The World Health Organization (WHO) recently declared an outbreak of the highly-infectious Marburg virus in Ghana after two men died of the disease. And even though it’s a cause for concern in the African nation, experts say there’s no need to panic in Canada just yet.
The disease, a very infectious hemorrhagic fever in the same family as Ebola, is spread to people by fruit bats and transmitted among people through direct contact with bodily fluids of infected people and surfaces, according to the WHO.
So far, only four cases have been detected in Ghana.
Should we be worried about Marburg coming to Canada?
While the virus is highly contagious, some infectious disease experts say they aren’t worried about the virus impacting Canada at this point in time.
“International travel can make this infection go beyond the current borders of Ghana … but it shouldn’t be, at least for the moment, a source of anxiety for the general public,” Dr.

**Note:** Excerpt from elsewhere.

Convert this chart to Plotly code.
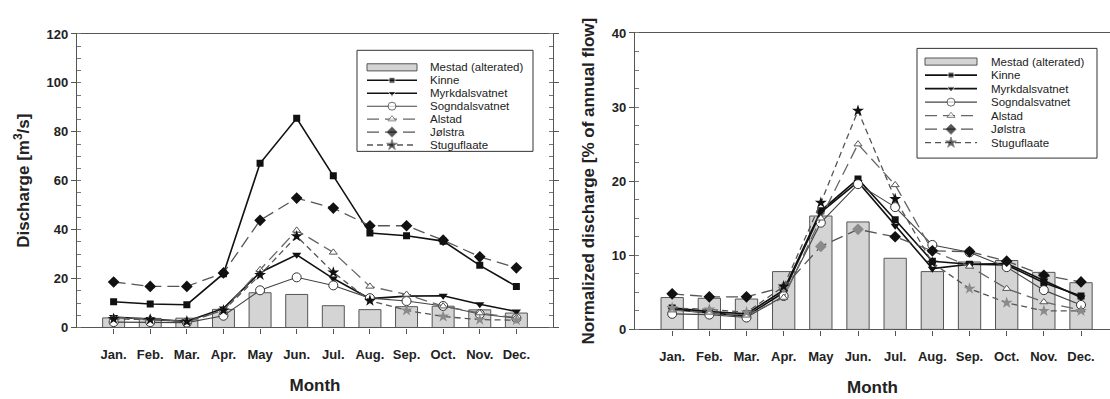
import plotly.graph_objects as go

months = ["Jan.", "Feb.", "Mar.", "Apr.", "May", "Jun.", "Jul.", "Aug.", "Sep.", "Oct.", "Nov.", "Dec."]

# Left panel: discharge [m3/s]
mestad_q = [3.9, 3.7, 3.8, 7.4, 14.2, 13.5, 8.9, 7.3, 8.5, 8.7, 7.2, 5.9]
kinne_q = [10.5, 9.6, 9.3, 22.0, 67.1, 85.5, 62.0, 38.6, 37.5, 35.3, 25.4, 16.8]
myrkdal_q = [4.3, 3.5, 2.5, 7.8, 22.5, 29.7, 20.0, 11.8, 12.8, 13.0, 9.5, 6.5]
sogndal_q = [2.2, 2.2, 2.0, 4.8, 15.2, 20.5, 17.2, 12.0, 10.8, 8.8, 5.5, 3.8]
alstad_q = [4.0, 3.7, 2.2, 7.0, 23.6, 39.7, 30.7, 16.8, 13.5, 8.7, 5.9, 4.0]
jolstra_q = [18.6, 16.8, 16.8, 22.3, 43.8, 52.9, 48.8, 41.6, 41.6, 35.7, 28.9, 24.4]
stugu_q = [3.5, 3.2, 2.5, 7.0, 21.5, 37.3, 22.5, 11.0, 7.0, 4.5, 3.2, 3.0]

# Right panel: normalized discharge [% of annual flow]
mestad_n = [4.3, 4.2, 4.1, 7.8, 15.3, 14.5, 9.6, 7.8, 9.1, 9.3, 7.7, 6.3]
kinne_n = [2.9, 2.4, 2.1, 5.3, 16.0, 20.3, 14.8, 9.2, 8.8, 8.7, 6.3, 4.5]
myrkdal_n = [2.7, 2.2, 1.8, 5.0, 15.8, 19.9, 14.0, 8.2, 8.8, 8.9, 6.6, 4.3]
sogndal_n = [2.1, 2.0, 1.6, 4.5, 14.4, 19.6, 16.5, 11.4, 10.4, 8.4, 5.3, 3.3]
alstad_n = [2.6, 2.3, 1.9, 4.3, 15.0, 25.0, 19.5, 10.6, 8.5, 5.5, 3.7, 2.6]
jolstra_n = [4.8, 4.4, 4.4, 5.7, 11.2, 13.5, 12.5, 10.6, 10.5, 9.2, 7.3, 6.4]
stugu_n = [2.9, 2.7, 2.3, 5.8, 17.1, 29.5, 17.6, 9.0, 5.5, 3.6, 2.5, 2.5]

names = ["Mestad (alterated)", "Kinne", "Myrkdalsvatnet", "Sogndalsvatnet", "Alstad", "Jølstra", "Stuguflaate"]

FONT = "Liberation Sans, Arial, sans-serif"
W, H = 1110, 399

BLACK = "#111111"
GREY = "#8a8a8a"

line_styles = {
    "Kinne": dict(line=dict(color=BLACK, width=1.6, dash="solid"),
                  marker=dict(symbol="square", size=7, color=BLACK)),
    "Myrkdalsvatnet": dict(line=dict(color=BLACK, width=1.6, dash="solid"),
                           marker=dict(symbol="triangle-down", size=8, color=BLACK)),
    "Sogndalsvatnet": dict(line=dict(color="#444444", width=1.1, dash="solid"),
                           marker=dict(symbol="circle", size=9, color="white",
                                       line=dict(color="#333333", width=1))),
    "Alstad": dict(line=dict(color="#666666", width=1.3, dash="12px,6px"),
                   marker=dict(symbol="triangle-up", size=7, color="white",
                               line=dict(color="#555555", width=1))),
    "Jølstra": dict(line=dict(color="#555555", width=1.3, dash="12px,6px"),
                    marker=dict(symbol="diamond", size=9, color=BLACK)),
    "Stuguflaate": dict(line=dict(color="#555555", width=1.3, dash="6px,4px"),
                        marker=dict(symbol="star", size=9, color=BLACK)),
}

# per-point marker tints seen in the reference (some markers are printed grey)
marker_tints = {
    ("x", "Stuguflaate"): [BLACK] * 8 + [GREY] * 4,
    ("x2", "Stuguflaate"): [GREY] * 3 + [BLACK] * 5 + [GREY] * 4,
    ("x2", "Jølstra"): [BLACK] * 3 + [GREY] * 3 + [BLACK] * 6,
}

fig = go.Figure()

def add_panel(xa, ya, bars, series):
    fig.add_trace(go.Bar(
        x=months, y=bars, name=names[0], xaxis=xa, yaxis=ya, showlegend=False,
        width=0.6, marker=dict(color="#d4d4d4", line=dict(color="#555555", width=1)),
    ))
    for nm, vals in zip(names[1:], series):
        st = line_styles[nm]
        mk = dict(st["marker"])
        if (xa, nm) in marker_tints:
            mk["color"] = marker_tints[(xa, nm)]
        fig.add_trace(go.Scatter(
            x=months, y=vals, name=nm, mode="lines+markers", xaxis=xa, yaxis=ya,
            showlegend=False, line=st["line"], marker=mk,
        ))

add_panel("x", "y", mestad_q, [kinne_q, myrkdal_q, sogndal_q, alstad_q, jolstra_q, stugu_q])
add_panel("x2", "y2", mestad_n, [kinne_n, myrkdal_n, sogndal_n, alstad_n, jolstra_n, stugu_n])

# ---- legends drawn on a pixel-unit overlay axis (x3/y3) ----
legend_marker_sizes = {"Kinne": 6, "Myrkdalsvatnet": 7, "Sogndalsvatnet": 8,
                       "Alstad": 7, "Jølstra": 8, "Stuguflaate": 8}
shapes = []
annotations = []

def add_legend(box, sym_x0, sym_x1, text_x, row0, row_gap):
    bx0, by0, bx1, by1 = box
    shapes.append(dict(type="rect", xref="x3", yref="y3", x0=bx0, y0=by0, x1=bx1, y1=by1,
                       line=dict(color="#333333", width=1), fillcolor="white", layer="below"))
    for i, nm in enumerate(names):
        yr = row0 + i * row_gap
        annotations.append(dict(xref="x3", yref="y3", x=text_x, y=yr, text=nm, showarrow=False,
                                xanchor="left", yanchor="middle",
                                font=dict(family=FONT, size=11.5, color="#222222")))
        if i == 0:
            shapes.append(dict(type="rect", xref="x3", yref="y3", x0=sym_x0, x1=sym_x1,
                               y0=yr - 3.7, y1=yr + 3.7, fillcolor="#d4d4d4",
                               line=dict(color="#555555", width=1), layer="above"))
            continue
        st = line_styles[nm]
        mk = dict(st["marker"])
        sz = legend_marker_sizes[nm]
        mk["size"] = [0, sz, 0]
        fig.add_trace(go.Scatter(
            x=[sym_x0, (sym_x0 + sym_x1) / 2, sym_x1], y=[yr, yr, yr],
            mode="lines+markers", xaxis="x3", yaxis="y3", showlegend=False,
            hoverinfo="skip", line=st["line"], marker=mk,
        ))

add_legend((357, 45, 533, 150), 367, 417, 428, 62.7, 13.45)
add_legend((917, 43, 1097, 157), 925, 977, 989, 56.7, 14.05)

tickfont = dict(family=FONT, size=13, color="#222222", weight="bold")
titlefont = dict(family=FONT, size=17, color="#222222", weight="bold")

def px_x(p):
    return p / W

def px_y(p):
    return 1 - p / H

common_x = dict(type="category", showline=True, linecolor="#555555", linewidth=1.2,
                ticks="outside", ticklen=5, tickcolor="#555555", tickfont=tickfont,
                showgrid=False, zeroline=False, ticklabelstandoff=10,
                title=dict(text="Month", font=titlefont, standoff=17))
common_y = dict(showline=True, linecolor="#555555", linewidth=1.2,
                ticks="outside", ticklen=5, tickcolor="#555555", tickfont=tickfont,
                showgrid=False, zeroline=False)

fig.update_layout(
    width=W, height=H,
    margin=dict(l=0, r=0, t=0, b=0),
    paper_bgcolor="white", plot_bgcolor="rgba(0,0,0,0)",
    showlegend=False,
    xaxis=dict(domain=[px_x(77), px_x(553)], range=[-1, 12], anchor="y",
               mirror=True, **common_x),
    yaxis=dict(domain=[px_y(333), px_y(28)], range=[0, 120], dtick=20, anchor="x",
               mirror="allticks",
               minor=dict(ticks="inside", ticklen=4, tickcolor="#777777", dtick=5),
               title=dict(text="Discharge [m<sup>3</sup>/s]", font=titlefont, standoff=12),
               **common_y),
    xaxis2=dict(domain=[px_x(635), 1.0], range=[-1, 11.78], anchor="y2",
                mirror=True, **common_x),
    yaxis2=dict(domain=[px_y(335), px_y(27)], range=[0, 40], dtick=10, anchor="x2",
                mirror=False,
                minor=dict(ticks="inside", ticklen=4, tickcolor="#777777", dtick=2.5),
                title=dict(text="Normalized discharge [% of annual flow]", font=titlefont, standoff=12),
                **common_y),
    xaxis3=dict(domain=[0, 1], range=[0, W], visible=False, fixedrange=True, anchor="y3"),
    yaxis3=dict(domain=[0, 1], range=[H, 0], visible=False, fixedrange=True, anchor="x3"),
    shapes=shapes,
    annotations=annotations,
    barmode="overlay",
)

fig.write_html("out.html")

Donald Vinh, an infectious diseases specialist at McGill University Health Centre, told Global News.
Isaac Bogoch, an infectious diseases specialist at Toronto General Hospital, said that currently the risk of the virus coming to Canada and causing a major outbreak “would be extraordinarily small.”
“The infection is very similar, not identical, to Ebola and we’ve seen small outbreaks of Ebola grow larger…and in the larger outbreaks, we’ve seen exported cases as well. They’re rare, but they certainly have happened,” he added.
Bogoch said that in the large Ebola virus outbreak in 2014, there had been a handful of cases being exported to countries like the United States.
“You usually see that with much larger outbreaks, but currently with four known cases in Ghana, you just have to keep your eye on them,” Bogoch said.
In the meantime, however, Vinh said Marburg can be a case of concern for several reasons. Firstly, he noted, it’s a “fatal and frightful disease.”
“It is like Ebola where if you are infected, you can progress to the late stage of disease in which you’re bleeding from every orifice in your body. And that’s the cause of death. So that’s a very frightful infection,” said Vinh.
The second cause of concern is that there is no established vaccine and no antiviral treatment for Marburg.
“Of course, it’s concerning because international spread can make this infection go beyond the current borders of Ghana…so it is concerning for the medical and scientific communities, but it shouldn’t be…for the general public,” Vinh added.
What's the situation like in Ghana right now?
With the first two cases, in southern Ghana’s Ashanti region, both people had symptoms including diarrhea, fever, nausea and vomiting, before dying in hospital, the WHO said on July 17.
“We have two additional cases,” Dr. Ibrahima Soce Fall, assistant director-general for emergencies response at the World Health Organization, told journalists on Wednesday.
Both of these people are being treated in hospital.
This outbreak marks only the second time that the disease has been detected in West Africa after Guinea confirmed a single case detected in August, 2021, according to WHO. The outbreak in Guinea was declared over five weeks later.
Previous Marburg outbreaks and individual cases have appeared in Angola, Congo, Kenya, South Africa and Uganda, WHO said.
Soce Fall said information received from Ghana suggested there were around 180 contacts being followed up and WHO teams were making sure that none were missed.
He also said the cases had been reported in three different regions in Ghana, creating a “very difficult” situation.
“Although the cases are not high at the moment, …we need to make sure that every hotspot can be stopped otherwise it will become more complex,” he said.
Monkeypox to Marburg: Why are these viruses surfacing?
Both Vinh and Bogoch said that global climate change and human encroachment into environments contribute to viral outbreaks taking place that should be taken seriously.
Vinh said that so far all of the viruses, like COVID-19, monkeypox and Marburg, have been initially spread from animals to a human.
“COVID was spread from a rodent to a human, and now with Marburg, it’s spread from bats … so these outbreaks are a sign that there is a lot of potential for the animal to human transmission,” said Vinh.
He also said that this is happening because humans are encroaching into new territories that have animals on them and those animals have their own infections.
“We have climate change, which changes the habitats of animals and causes them to expand to territories where they would not normally expand. And that, again, leads to the proximity of animals to humans,” Vinh said.
“This increase in infections with COVID, with monkeypox, with Marburg, is a reflection of how we need to take a step back and realize that there is ecological disturbances because of human activity as a reason for all this,” he added.
Vinh said that in addition to developing antiviral medications for these infections, society should take a step back and realize that human encroachment on newer land may need to be restricted.
“I think that the fact that this is occurring repeatedly tells us that, you know. We’re pushing our luck here,” he said.
Bogoch echoed that sentiment and said that these viral outbreaks aren’t accidents.
“We have a very, very interconnected world where we know that if someone has an infection on one side of the earth, you can introduce that to the other side of the earth in as little as 24 hours,” he said.
Bogoch also believes this isn’t going to be the last declaration of a viral outbreak — there’s going to be more if human encroachment and global climate change continue their course.